Return the entries verbatim and drop every picture.

:: Supplied records ::

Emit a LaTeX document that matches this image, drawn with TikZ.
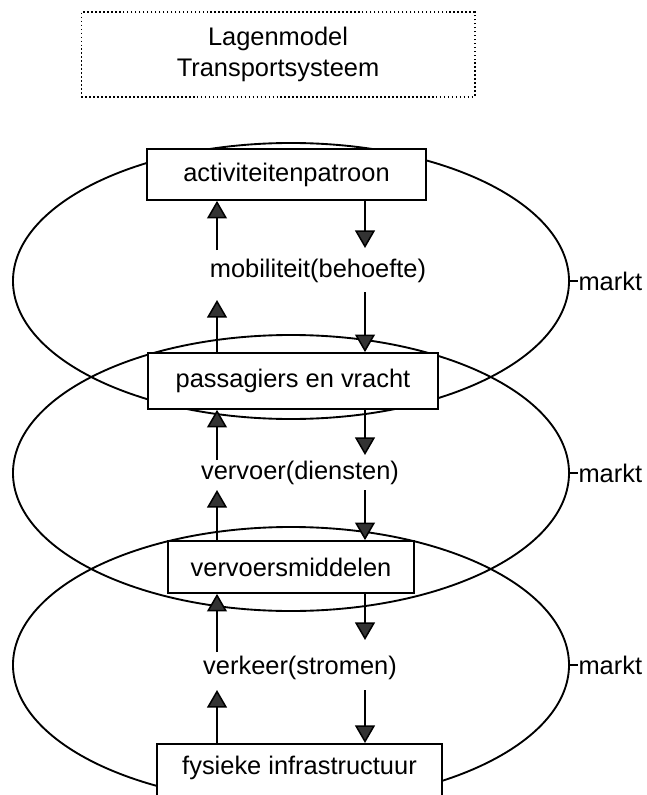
\documentclass[tikz,border=0pt]{standalone}
\usepackage{fontspec}
\setmainfont{Liberation Sans}
\usetikzlibrary{arrows.meta,shapes.geometric}

\tikzset{
  laag/.style={draw,line width=1.6pt,ellipse,minimum width=16.68cm,minimum height=8.28cm,inner sep=0pt},
  blok/.style={draw,line width=1.5pt,fill=white,inner sep=0pt},
  pijl/.style={line width=1.3pt,-{Triangle[width=17pt,length=15pt,fill=black!80]}},
}

\begin{document}
\begin{tikzpicture}[x=0.03cm,y=-0.03cm,font=\fontsize{21.7pt}{27pt}\selectfont]
\useasboundingbox (0,0) rectangle (646,795);
\clip (0,0) rectangle (646,795);

\node[draw,dotted,line width=1.4pt,minimum width=11.8cm,minimum height=2.55cm,align=center] (titel) at (278,54.5) {Lagenmodel\\Transportsysteem};

\node[laag] (l1) at (291,281) {};
\node[laag] (l2) at (291,473) {};
\node[laag] (l3) at (291,665) {};

\node[blok,minimum width=8.37cm,minimum height=1.53cm] (act) at (286.5,174.5) {activiteitenpatroon};
\node[blok,minimum width=8.7cm,minimum height=1.68cm] (pas) at (293,381) {passagiers en vracht};
\node[blok,minimum width=7.38cm,minimum height=1.56cm] (vm) at (291,567) {vervoersmiddelen};
\node[blok,minimum width=8.55cm,minimum height=2.4cm,anchor=north] (fys) at (299.5,743) {};
\node (fyst) at (299.5,768) {fysieke infrastructuur};

\node (mob) at (318,271) {mobiliteit(behoefte)};
\node (ver) at (300,473) {vervoer(diensten)};
\node (vrk) at (300,668) {verkeer(stromen)};

\foreach \l in {1,2,3}{
  \node[anchor=west,inner sep=0pt] (mk\l) at ([xshift=0.25cm]l\l.east) {markt};
  \draw[line width=1.2pt] (l\l.east) -- (mk\l.west);
}

\coordinate (a1) at (217,250); \coordinate (b1) at (365,248);
\coordinate (a2) at (217,300); \coordinate (b2) at (365,292);
\coordinate (a3) at (217,460); \coordinate (b3) at (365,455);
\coordinate (a4) at (217,490); \coordinate (b4) at (365,490);
\coordinate (a5) at (217,652); \coordinate (b5) at (365,640);
\coordinate (a6) at (217,690); \coordinate (b6) at (365,690);

\draw[pijl] (a1) -- (a1 |- act.south);
\draw[pijl] (b1 |- act.south) -- (b1);
\draw[pijl] (a2 |- pas.north) -- (a2);
\draw[pijl] (b2) -- (b2 |- pas.north);
\draw[pijl] (a3) -- (a3 |- pas.south);
\draw[pijl] (b3 |- pas.south) -- (b3);
\draw[pijl] (a4 |- vm.north) -- (a4);
\draw[pijl] (b4) -- (b4 |- vm.north);
\draw[pijl] (a5) -- (a5 |- vm.south);
\draw[pijl] (b5 |- vm.south) -- (b5);
\draw[pijl] (a6 |- fys.north) -- (a6);
\draw[pijl] (b6) -- (b6 |- fys.north);
\end{tikzpicture}
\end{document}
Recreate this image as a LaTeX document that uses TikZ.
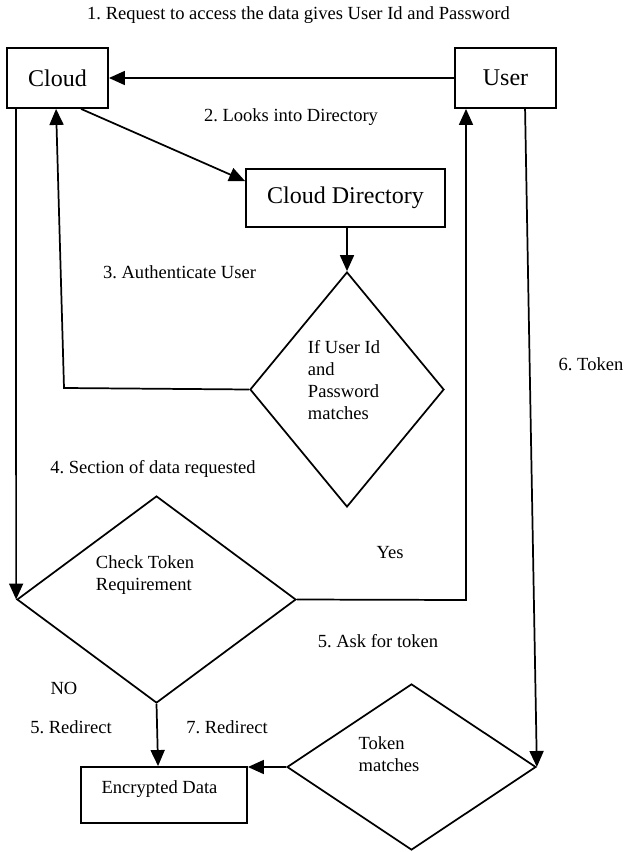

:::

◆ Answer below
Emit a LaTeX document that matches this image, drawn with TikZ.
\documentclass[tikz,border=0pt]{standalone}
\usepackage{fontspec}
\setmainfont{Liberation Sans}
\usetikzlibrary{arrows.meta,shapes.geometric}

\tikzset{
  laag/.style={draw,line width=1.6pt,ellipse,minimum width=16.68cm,minimum height=8.28cm,inner sep=0pt},
  blok/.style={draw,line width=1.5pt,fill=white,inner sep=0pt},
  pijl/.style={line width=1.3pt,-{Triangle[width=17pt,length=15pt,fill=black!80]}},
}

\begin{document}
\begin{tikzpicture}[x=0.03cm,y=-0.03cm,font=\fontsize{21.7pt}{27pt}\selectfont]
\useasboundingbox (0,0) rectangle (646,795);
\clip (0,0) rectangle (646,795);

\node[draw,dotted,line width=1.4pt,minimum width=11.8cm,minimum height=2.55cm,align=center] (titel) at (278,54.5) {Lagenmodel\\Transportsysteem};

\node[laag] (l1) at (291,281) {};
\node[laag] (l2) at (291,473) {};
\node[laag] (l3) at (291,665) {};

\node[blok,minimum width=8.37cm,minimum height=1.53cm] (act) at (286.5,174.5) {activiteitenpatroon};
\node[blok,minimum width=8.7cm,minimum height=1.68cm] (pas) at (293,381) {passagiers en vracht};
\node[blok,minimum width=7.38cm,minimum height=1.56cm] (vm) at (291,567) {vervoersmiddelen};
\node[blok,minimum width=8.55cm,minimum height=2.4cm,anchor=north] (fys) at (299.5,743) {};
\node (fyst) at (299.5,768) {fysieke infrastructuur};

\node (mob) at (318,271) {mobiliteit(behoefte)};
\node (ver) at (300,473) {vervoer(diensten)};
\node (vrk) at (300,668) {verkeer(stromen)};

\foreach \l in {1,2,3}{
  \node[anchor=west,inner sep=0pt] (mk\l) at ([xshift=0.25cm]l\l.east) {markt};
  \draw[line width=1.2pt] (l\l.east) -- (mk\l.west);
}

\coordinate (a1) at (217,250); \coordinate (b1) at (365,248);
\coordinate (a2) at (217,300); \coordinate (b2) at (365,292);
\coordinate (a3) at (217,460); \coordinate (b3) at (365,455);
\coordinate (a4) at (217,490); \coordinate (b4) at (365,490);
\coordinate (a5) at (217,652); \coordinate (b5) at (365,640);
\coordinate (a6) at (217,690); \coordinate (b6) at (365,690);

\draw[pijl] (a1) -- (a1 |- act.south);
\draw[pijl] (b1 |- act.south) -- (b1);
\draw[pijl] (a2 |- pas.north) -- (a2);
\draw[pijl] (b2) -- (b2 |- pas.north);
\draw[pijl] (a3) -- (a3 |- pas.south);
\draw[pijl] (b3 |- pas.south) -- (b3);
\draw[pijl] (a4 |- vm.north) -- (a4);
\draw[pijl] (b4) -- (b4 |- vm.north);
\draw[pijl] (a5) -- (a5 |- vm.south);
\draw[pijl] (b5 |- vm.south) -- (b5);
\draw[pijl] (a6 |- fys.north) -- (a6);
\draw[pijl] (b6) -- (b6 |- fys.north);
\end{tikzpicture}
\end{document}
Recreate this image as a LaTeX document that uses TikZ.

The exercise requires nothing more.